(Exercise description)
Pictures stay out of the copy. Please reproduce only the lines between the one holding "Emit a Python" and the one holding "5.5e-14, 6.8e-18, 1.0e-18]", inclusive.

(Records to use)
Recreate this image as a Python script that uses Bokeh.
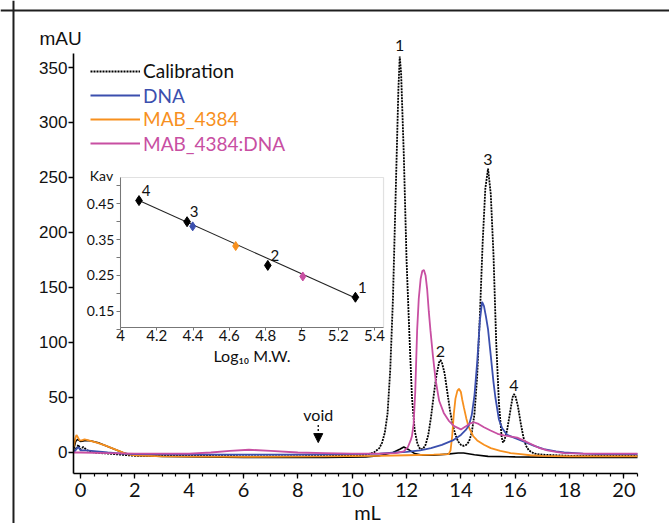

...

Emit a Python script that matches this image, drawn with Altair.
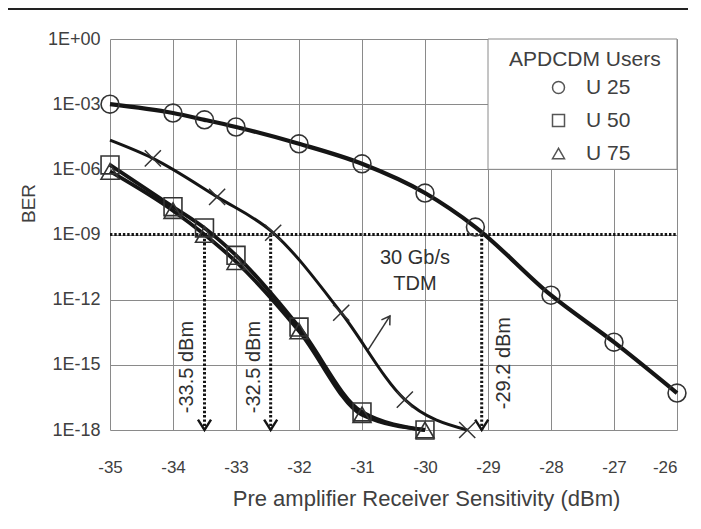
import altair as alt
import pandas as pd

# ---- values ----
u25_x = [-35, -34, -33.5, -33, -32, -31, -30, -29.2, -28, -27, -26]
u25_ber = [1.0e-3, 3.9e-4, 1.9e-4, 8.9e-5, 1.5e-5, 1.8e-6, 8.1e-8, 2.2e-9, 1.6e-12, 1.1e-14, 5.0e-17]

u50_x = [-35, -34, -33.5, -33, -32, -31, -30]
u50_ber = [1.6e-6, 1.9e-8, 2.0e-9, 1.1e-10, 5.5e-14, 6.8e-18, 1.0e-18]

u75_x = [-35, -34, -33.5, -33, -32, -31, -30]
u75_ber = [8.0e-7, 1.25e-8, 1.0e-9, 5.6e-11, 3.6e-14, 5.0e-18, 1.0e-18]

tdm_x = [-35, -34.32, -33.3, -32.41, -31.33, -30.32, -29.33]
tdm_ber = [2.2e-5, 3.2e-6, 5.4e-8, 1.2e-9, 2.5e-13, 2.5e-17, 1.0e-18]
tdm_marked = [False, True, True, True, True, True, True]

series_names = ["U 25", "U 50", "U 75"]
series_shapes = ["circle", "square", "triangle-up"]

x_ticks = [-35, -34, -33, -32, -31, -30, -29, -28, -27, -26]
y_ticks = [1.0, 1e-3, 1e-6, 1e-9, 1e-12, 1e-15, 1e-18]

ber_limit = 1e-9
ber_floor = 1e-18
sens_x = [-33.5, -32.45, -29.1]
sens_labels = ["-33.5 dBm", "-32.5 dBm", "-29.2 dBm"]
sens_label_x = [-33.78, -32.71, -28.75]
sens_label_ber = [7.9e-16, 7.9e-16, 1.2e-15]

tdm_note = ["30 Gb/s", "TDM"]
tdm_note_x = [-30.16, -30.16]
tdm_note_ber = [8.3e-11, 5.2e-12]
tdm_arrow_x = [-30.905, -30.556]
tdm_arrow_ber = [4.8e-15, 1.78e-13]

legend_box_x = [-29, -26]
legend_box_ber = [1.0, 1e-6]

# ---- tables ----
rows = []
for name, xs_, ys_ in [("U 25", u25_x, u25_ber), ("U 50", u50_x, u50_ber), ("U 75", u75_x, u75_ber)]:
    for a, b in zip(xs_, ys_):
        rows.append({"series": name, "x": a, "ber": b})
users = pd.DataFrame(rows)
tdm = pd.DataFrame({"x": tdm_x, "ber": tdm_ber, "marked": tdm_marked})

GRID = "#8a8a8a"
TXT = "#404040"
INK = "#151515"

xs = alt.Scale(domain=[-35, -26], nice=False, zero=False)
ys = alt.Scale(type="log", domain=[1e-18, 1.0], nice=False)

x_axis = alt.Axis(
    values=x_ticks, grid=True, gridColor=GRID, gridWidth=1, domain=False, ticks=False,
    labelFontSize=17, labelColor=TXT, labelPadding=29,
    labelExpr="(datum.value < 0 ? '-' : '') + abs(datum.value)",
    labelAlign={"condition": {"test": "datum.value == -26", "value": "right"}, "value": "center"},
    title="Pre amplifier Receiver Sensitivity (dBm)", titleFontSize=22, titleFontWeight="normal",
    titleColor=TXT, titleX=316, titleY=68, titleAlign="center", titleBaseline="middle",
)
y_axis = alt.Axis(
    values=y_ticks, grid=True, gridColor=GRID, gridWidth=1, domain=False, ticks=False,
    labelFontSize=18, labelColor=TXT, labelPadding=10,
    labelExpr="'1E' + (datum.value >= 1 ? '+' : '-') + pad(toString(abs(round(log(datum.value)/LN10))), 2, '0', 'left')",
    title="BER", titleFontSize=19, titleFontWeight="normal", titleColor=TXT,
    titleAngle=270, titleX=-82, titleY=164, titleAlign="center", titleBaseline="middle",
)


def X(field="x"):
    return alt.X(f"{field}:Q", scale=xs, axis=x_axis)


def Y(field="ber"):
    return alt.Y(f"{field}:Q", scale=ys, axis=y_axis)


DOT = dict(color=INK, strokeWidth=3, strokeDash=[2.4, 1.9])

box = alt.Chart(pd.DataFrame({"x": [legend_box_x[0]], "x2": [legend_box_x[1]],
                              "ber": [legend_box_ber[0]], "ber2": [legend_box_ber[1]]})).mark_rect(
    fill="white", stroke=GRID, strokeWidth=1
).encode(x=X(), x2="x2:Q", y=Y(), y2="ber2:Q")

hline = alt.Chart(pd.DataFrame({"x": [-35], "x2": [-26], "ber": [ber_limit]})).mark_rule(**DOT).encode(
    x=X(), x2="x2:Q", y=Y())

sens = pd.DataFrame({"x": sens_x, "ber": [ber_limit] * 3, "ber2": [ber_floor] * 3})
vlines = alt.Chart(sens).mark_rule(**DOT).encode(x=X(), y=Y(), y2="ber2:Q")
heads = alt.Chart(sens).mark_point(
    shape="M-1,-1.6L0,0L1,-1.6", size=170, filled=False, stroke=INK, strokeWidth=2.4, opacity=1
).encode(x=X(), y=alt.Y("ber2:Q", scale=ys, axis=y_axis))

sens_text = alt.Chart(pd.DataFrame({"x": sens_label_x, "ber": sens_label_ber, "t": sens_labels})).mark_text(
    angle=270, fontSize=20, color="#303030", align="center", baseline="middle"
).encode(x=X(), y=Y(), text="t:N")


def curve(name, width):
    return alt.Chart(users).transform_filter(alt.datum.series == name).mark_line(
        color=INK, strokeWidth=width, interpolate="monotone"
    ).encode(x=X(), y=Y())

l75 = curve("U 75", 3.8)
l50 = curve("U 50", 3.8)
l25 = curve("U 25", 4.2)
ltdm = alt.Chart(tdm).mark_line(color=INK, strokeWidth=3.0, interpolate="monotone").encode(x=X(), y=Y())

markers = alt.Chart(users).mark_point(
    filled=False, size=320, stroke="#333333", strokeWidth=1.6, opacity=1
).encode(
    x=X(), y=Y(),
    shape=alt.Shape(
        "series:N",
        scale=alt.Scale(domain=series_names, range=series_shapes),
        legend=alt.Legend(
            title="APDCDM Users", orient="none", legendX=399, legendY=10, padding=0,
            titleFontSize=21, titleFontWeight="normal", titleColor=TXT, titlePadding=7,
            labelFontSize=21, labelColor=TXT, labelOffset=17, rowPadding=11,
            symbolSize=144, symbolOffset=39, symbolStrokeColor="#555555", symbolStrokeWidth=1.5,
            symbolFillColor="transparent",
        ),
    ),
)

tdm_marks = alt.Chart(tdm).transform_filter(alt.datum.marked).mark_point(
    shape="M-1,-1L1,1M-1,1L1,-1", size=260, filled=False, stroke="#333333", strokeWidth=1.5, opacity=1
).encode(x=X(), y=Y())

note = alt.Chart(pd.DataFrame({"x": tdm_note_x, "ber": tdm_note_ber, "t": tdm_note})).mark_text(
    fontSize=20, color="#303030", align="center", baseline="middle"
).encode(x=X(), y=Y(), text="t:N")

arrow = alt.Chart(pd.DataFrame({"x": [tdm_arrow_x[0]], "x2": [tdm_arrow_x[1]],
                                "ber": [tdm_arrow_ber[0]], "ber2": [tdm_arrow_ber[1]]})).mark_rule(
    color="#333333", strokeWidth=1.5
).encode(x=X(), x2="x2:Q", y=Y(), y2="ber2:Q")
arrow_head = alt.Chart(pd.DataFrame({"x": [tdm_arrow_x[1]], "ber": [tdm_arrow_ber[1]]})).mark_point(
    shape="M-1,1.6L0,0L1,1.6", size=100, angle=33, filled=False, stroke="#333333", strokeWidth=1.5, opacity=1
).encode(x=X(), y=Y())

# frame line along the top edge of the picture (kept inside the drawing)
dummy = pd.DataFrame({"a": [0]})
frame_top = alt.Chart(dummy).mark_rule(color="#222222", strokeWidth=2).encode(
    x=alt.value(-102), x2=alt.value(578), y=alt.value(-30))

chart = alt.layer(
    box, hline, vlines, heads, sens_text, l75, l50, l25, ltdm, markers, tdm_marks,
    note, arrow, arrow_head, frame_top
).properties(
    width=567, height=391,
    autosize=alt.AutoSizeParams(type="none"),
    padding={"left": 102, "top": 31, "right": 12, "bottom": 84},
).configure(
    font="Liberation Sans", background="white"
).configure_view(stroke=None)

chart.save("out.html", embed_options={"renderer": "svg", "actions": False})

(Final result)
Emit a Python script that matches this image, drawn with Altair.
import altair as alt
import pandas as pd

# ---- values ----
u25_x = [-35, -34, -33.5, -33, -32, -31, -30, -29.2, -28, -27, -26]
u25_ber = [1.0e-3, 3.9e-4, 1.9e-4, 8.9e-5, 1.5e-5, 1.8e-6, 8.1e-8, 2.2e-9, 1.6e-12, 1.1e-14, 5.0e-17]

u50_x = [-35, -34, -33.5, -33, -32, -31, -30]
u50_ber = [1.6e-6, 1.9e-8, 2.0e-9, 1.1e-10, 5.5e-14, 6.8e-18, 1.0e-18]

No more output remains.